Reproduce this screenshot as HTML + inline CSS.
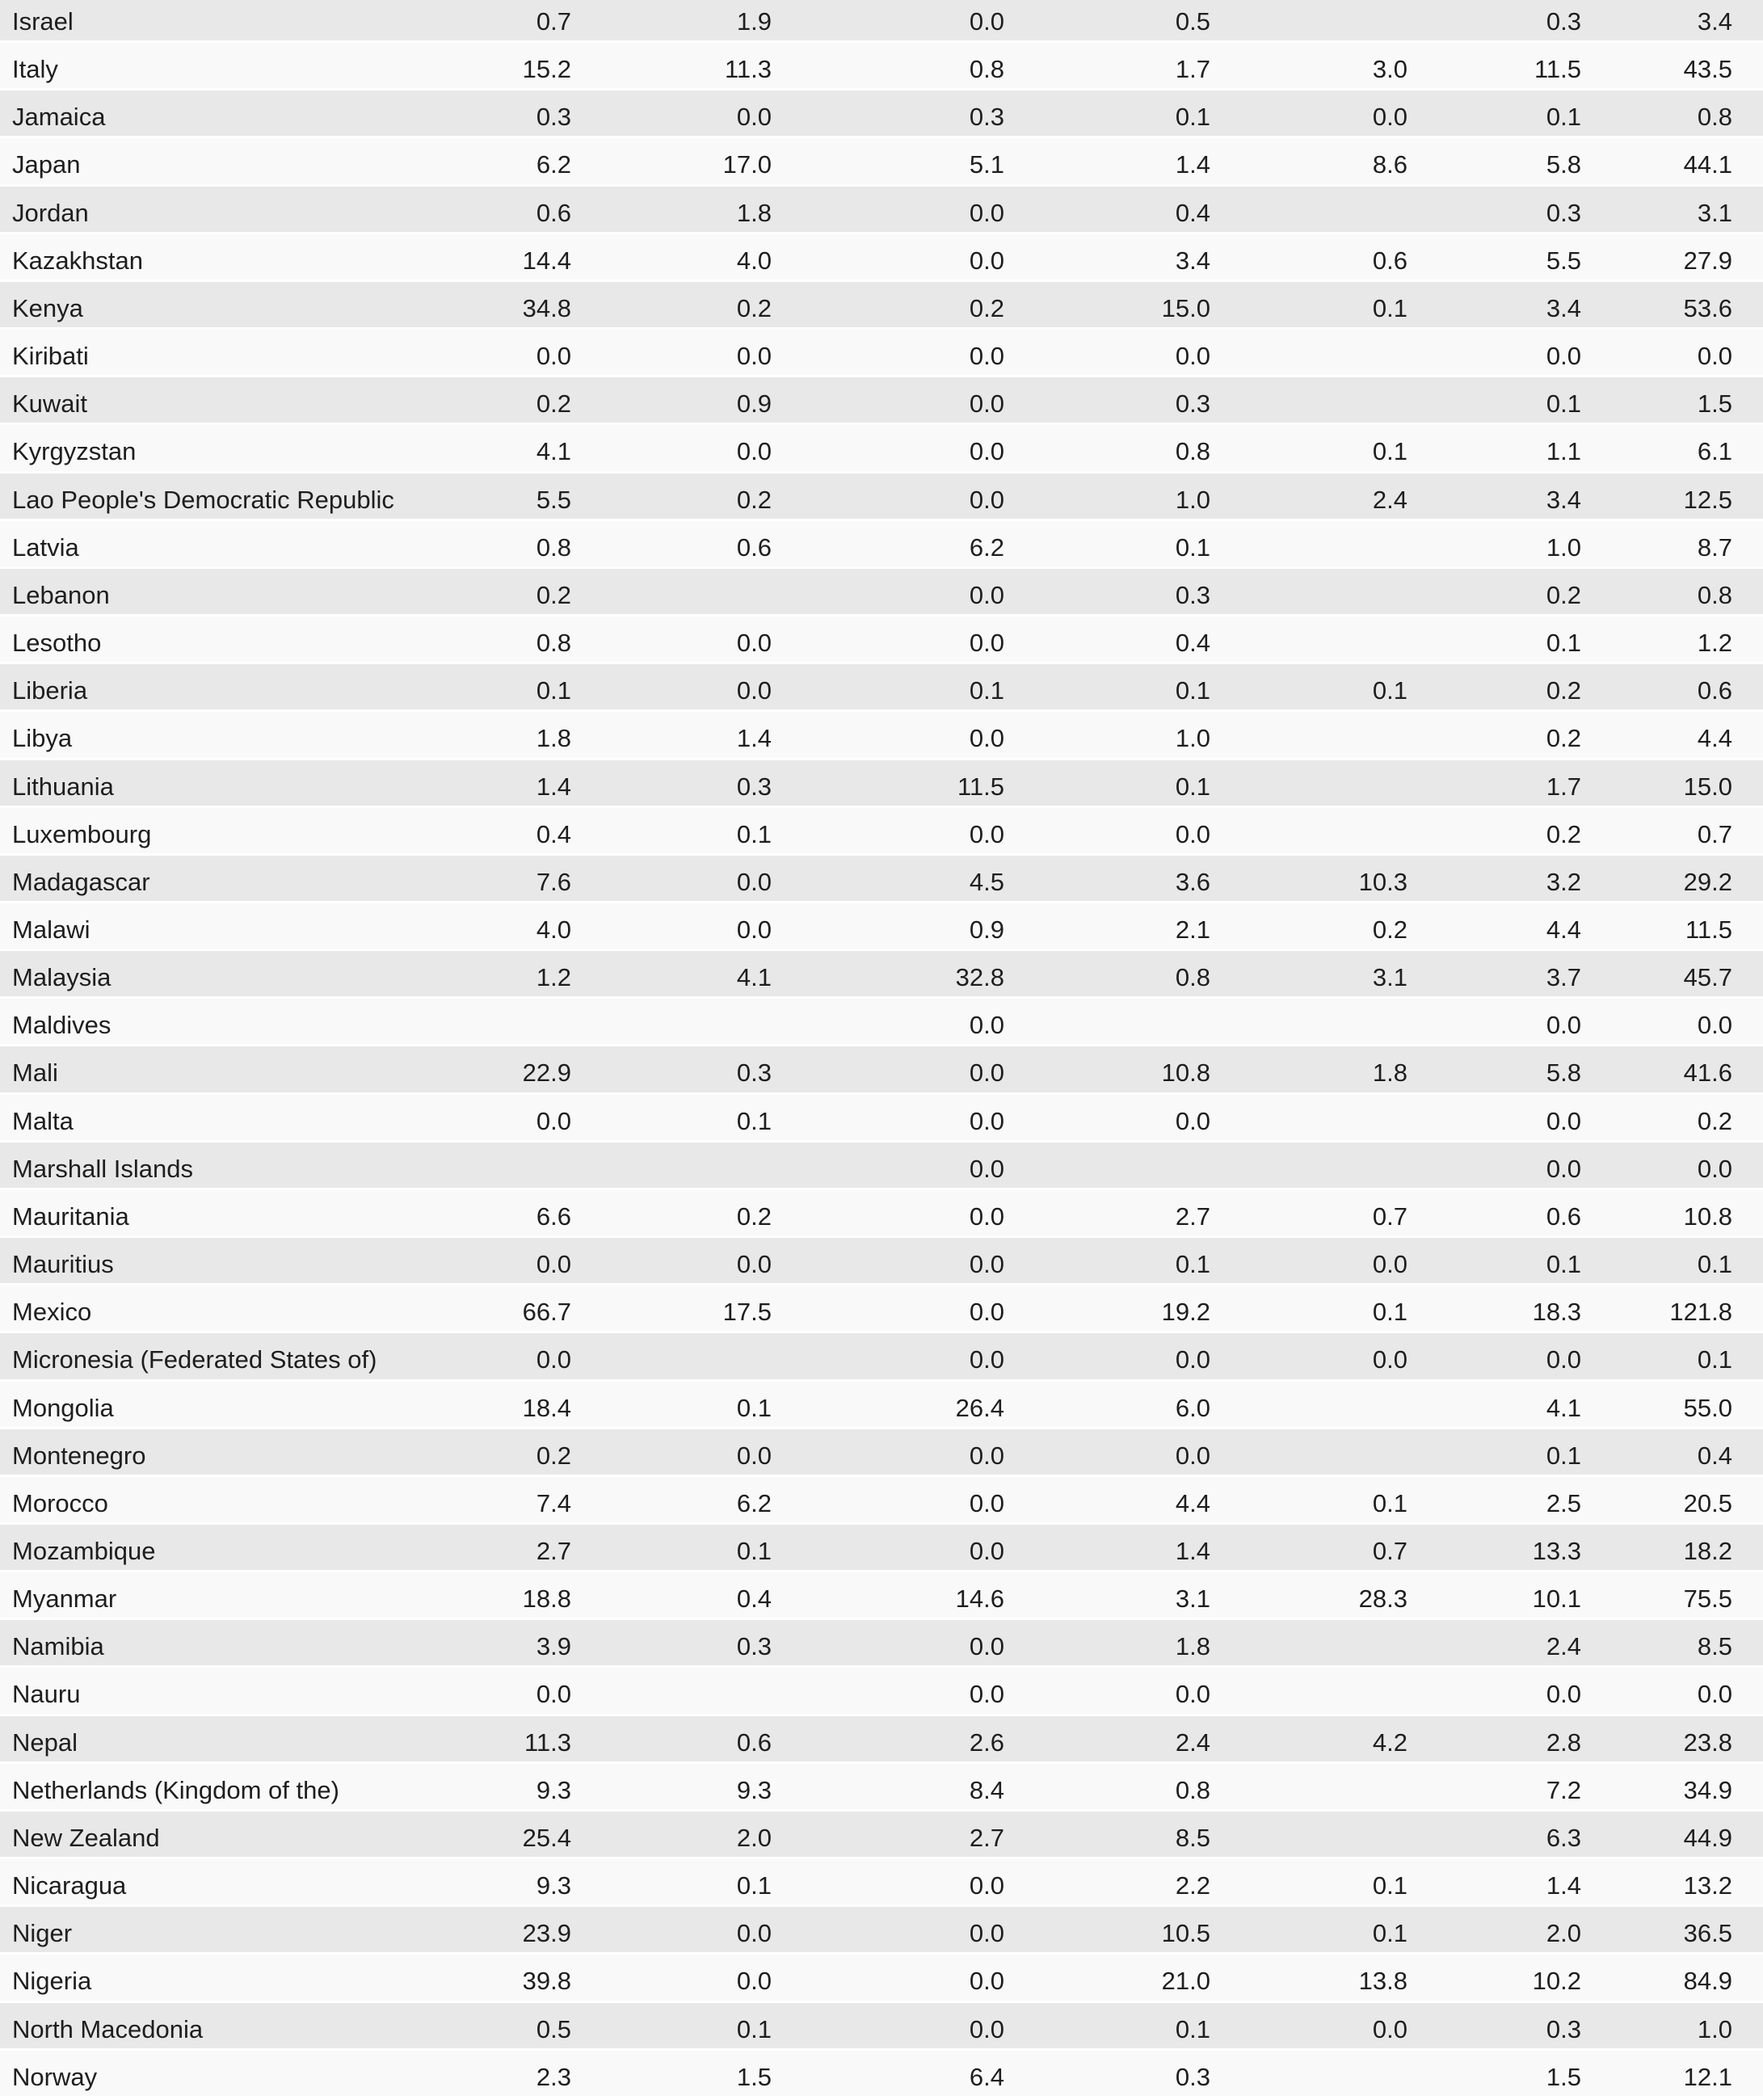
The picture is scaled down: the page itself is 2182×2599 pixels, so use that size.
<!DOCTYPE html>
<html><head><meta charset="utf-8"><style>
html,body{margin:0;padding:0;background:#fff;}
body{width:2182px;height:2595px;overflow:hidden;position:relative;font-family:"Liberation Sans",sans-serif;color:#1e1e1e;}
#t{position:absolute;left:0;top:-6px;width:2182px;}
.r{position:relative;height:56.16px;margin-bottom:3px;background:#f9f9f9;font-size:31px;line-height:56px;}
.r:nth-child(odd){background:#e8e8e8;}
.r span{position:absolute;top:5px;}
.r span:nth-child(1){left:15px;}
.r span:nth-child(2){right:1475px;}
.r span:nth-child(3){right:1227px;}
.r span:nth-child(4){right:939px;}
.r span:nth-child(5){right:684px;}
.r span:nth-child(6){right:440px;}
.r span:nth-child(7){right:225px;}
.r span:nth-child(8){right:38px;}
</style></head><body><div id="t">
<div class="r"><span>Israel</span><span>0.7</span><span>1.9</span><span>0.0</span><span>0.5</span><span></span><span>0.3</span><span>3.4</span></div>
<div class="r"><span>Italy</span><span>15.2</span><span>11.3</span><span>0.8</span><span>1.7</span><span>3.0</span><span>11.5</span><span>43.5</span></div>
<div class="r"><span>Jamaica</span><span>0.3</span><span>0.0</span><span>0.3</span><span>0.1</span><span>0.0</span><span>0.1</span><span>0.8</span></div>
<div class="r"><span>Japan</span><span>6.2</span><span>17.0</span><span>5.1</span><span>1.4</span><span>8.6</span><span>5.8</span><span>44.1</span></div>
<div class="r"><span>Jordan</span><span>0.6</span><span>1.8</span><span>0.0</span><span>0.4</span><span></span><span>0.3</span><span>3.1</span></div>
<div class="r"><span>Kazakhstan</span><span>14.4</span><span>4.0</span><span>0.0</span><span>3.4</span><span>0.6</span><span>5.5</span><span>27.9</span></div>
<div class="r"><span>Kenya</span><span>34.8</span><span>0.2</span><span>0.2</span><span>15.0</span><span>0.1</span><span>3.4</span><span>53.6</span></div>
<div class="r"><span>Kiribati</span><span>0.0</span><span>0.0</span><span>0.0</span><span>0.0</span><span></span><span>0.0</span><span>0.0</span></div>
<div class="r"><span>Kuwait</span><span>0.2</span><span>0.9</span><span>0.0</span><span>0.3</span><span></span><span>0.1</span><span>1.5</span></div>
<div class="r"><span>Kyrgyzstan</span><span>4.1</span><span>0.0</span><span>0.0</span><span>0.8</span><span>0.1</span><span>1.1</span><span>6.1</span></div>
<div class="r"><span>Lao People's Democratic Republic</span><span>5.5</span><span>0.2</span><span>0.0</span><span>1.0</span><span>2.4</span><span>3.4</span><span>12.5</span></div>
<div class="r"><span>Latvia</span><span>0.8</span><span>0.6</span><span>6.2</span><span>0.1</span><span></span><span>1.0</span><span>8.7</span></div>
<div class="r"><span>Lebanon</span><span>0.2</span><span></span><span>0.0</span><span>0.3</span><span></span><span>0.2</span><span>0.8</span></div>
<div class="r"><span>Lesotho</span><span>0.8</span><span>0.0</span><span>0.0</span><span>0.4</span><span></span><span>0.1</span><span>1.2</span></div>
<div class="r"><span>Liberia</span><span>0.1</span><span>0.0</span><span>0.1</span><span>0.1</span><span>0.1</span><span>0.2</span><span>0.6</span></div>
<div class="r"><span>Libya</span><span>1.8</span><span>1.4</span><span>0.0</span><span>1.0</span><span></span><span>0.2</span><span>4.4</span></div>
<div class="r"><span>Lithuania</span><span>1.4</span><span>0.3</span><span>11.5</span><span>0.1</span><span></span><span>1.7</span><span>15.0</span></div>
<div class="r"><span>Luxembourg</span><span>0.4</span><span>0.1</span><span>0.0</span><span>0.0</span><span></span><span>0.2</span><span>0.7</span></div>
<div class="r"><span>Madagascar</span><span>7.6</span><span>0.0</span><span>4.5</span><span>3.6</span><span>10.3</span><span>3.2</span><span>29.2</span></div>
<div class="r"><span>Malawi</span><span>4.0</span><span>0.0</span><span>0.9</span><span>2.1</span><span>0.2</span><span>4.4</span><span>11.5</span></div>
<div class="r"><span>Malaysia</span><span>1.2</span><span>4.1</span><span>32.8</span><span>0.8</span><span>3.1</span><span>3.7</span><span>45.7</span></div>
<div class="r"><span>Maldives</span><span></span><span></span><span>0.0</span><span></span><span></span><span>0.0</span><span>0.0</span></div>
<div class="r"><span>Mali</span><span>22.9</span><span>0.3</span><span>0.0</span><span>10.8</span><span>1.8</span><span>5.8</span><span>41.6</span></div>
<div class="r"><span>Malta</span><span>0.0</span><span>0.1</span><span>0.0</span><span>0.0</span><span></span><span>0.0</span><span>0.2</span></div>
<div class="r"><span>Marshall Islands</span><span></span><span></span><span>0.0</span><span></span><span></span><span>0.0</span><span>0.0</span></div>
<div class="r"><span>Mauritania</span><span>6.6</span><span>0.2</span><span>0.0</span><span>2.7</span><span>0.7</span><span>0.6</span><span>10.8</span></div>
<div class="r"><span>Mauritius</span><span>0.0</span><span>0.0</span><span>0.0</span><span>0.1</span><span>0.0</span><span>0.1</span><span>0.1</span></div>
<div class="r"><span>Mexico</span><span>66.7</span><span>17.5</span><span>0.0</span><span>19.2</span><span>0.1</span><span>18.3</span><span>121.8</span></div>
<div class="r"><span>Micronesia (Federated States of)</span><span>0.0</span><span></span><span>0.0</span><span>0.0</span><span>0.0</span><span>0.0</span><span>0.1</span></div>
<div class="r"><span>Mongolia</span><span>18.4</span><span>0.1</span><span>26.4</span><span>6.0</span><span></span><span>4.1</span><span>55.0</span></div>
<div class="r"><span>Montenegro</span><span>0.2</span><span>0.0</span><span>0.0</span><span>0.0</span><span></span><span>0.1</span><span>0.4</span></div>
<div class="r"><span>Morocco</span><span>7.4</span><span>6.2</span><span>0.0</span><span>4.4</span><span>0.1</span><span>2.5</span><span>20.5</span></div>
<div class="r"><span>Mozambique</span><span>2.7</span><span>0.1</span><span>0.0</span><span>1.4</span><span>0.7</span><span>13.3</span><span>18.2</span></div>
<div class="r"><span>Myanmar</span><span>18.8</span><span>0.4</span><span>14.6</span><span>3.1</span><span>28.3</span><span>10.1</span><span>75.5</span></div>
<div class="r"><span>Namibia</span><span>3.9</span><span>0.3</span><span>0.0</span><span>1.8</span><span></span><span>2.4</span><span>8.5</span></div>
<div class="r"><span>Nauru</span><span>0.0</span><span></span><span>0.0</span><span>0.0</span><span></span><span>0.0</span><span>0.0</span></div>
<div class="r"><span>Nepal</span><span>11.3</span><span>0.6</span><span>2.6</span><span>2.4</span><span>4.2</span><span>2.8</span><span>23.8</span></div>
<div class="r"><span>Netherlands (Kingdom of the)</span><span>9.3</span><span>9.3</span><span>8.4</span><span>0.8</span><span></span><span>7.2</span><span>34.9</span></div>
<div class="r"><span>New Zealand</span><span>25.4</span><span>2.0</span><span>2.7</span><span>8.5</span><span></span><span>6.3</span><span>44.9</span></div>
<div class="r"><span>Nicaragua</span><span>9.3</span><span>0.1</span><span>0.0</span><span>2.2</span><span>0.1</span><span>1.4</span><span>13.2</span></div>
<div class="r"><span>Niger</span><span>23.9</span><span>0.0</span><span>0.0</span><span>10.5</span><span>0.1</span><span>2.0</span><span>36.5</span></div>
<div class="r"><span>Nigeria</span><span>39.8</span><span>0.0</span><span>0.0</span><span>21.0</span><span>13.8</span><span>10.2</span><span>84.9</span></div>
<div class="r"><span>North Macedonia</span><span>0.5</span><span>0.1</span><span>0.0</span><span>0.1</span><span>0.0</span><span>0.3</span><span>1.0</span></div>
<div class="r"><span>Norway</span><span>2.3</span><span>1.5</span><span>6.4</span><span>0.3</span><span></span><span>1.5</span><span>12.1</span></div>
</div></body></html>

________

• _Aim of the task_
Find how many lines of the material carry the string "size". Only the number should be in the answer.

• _Exercise result_
2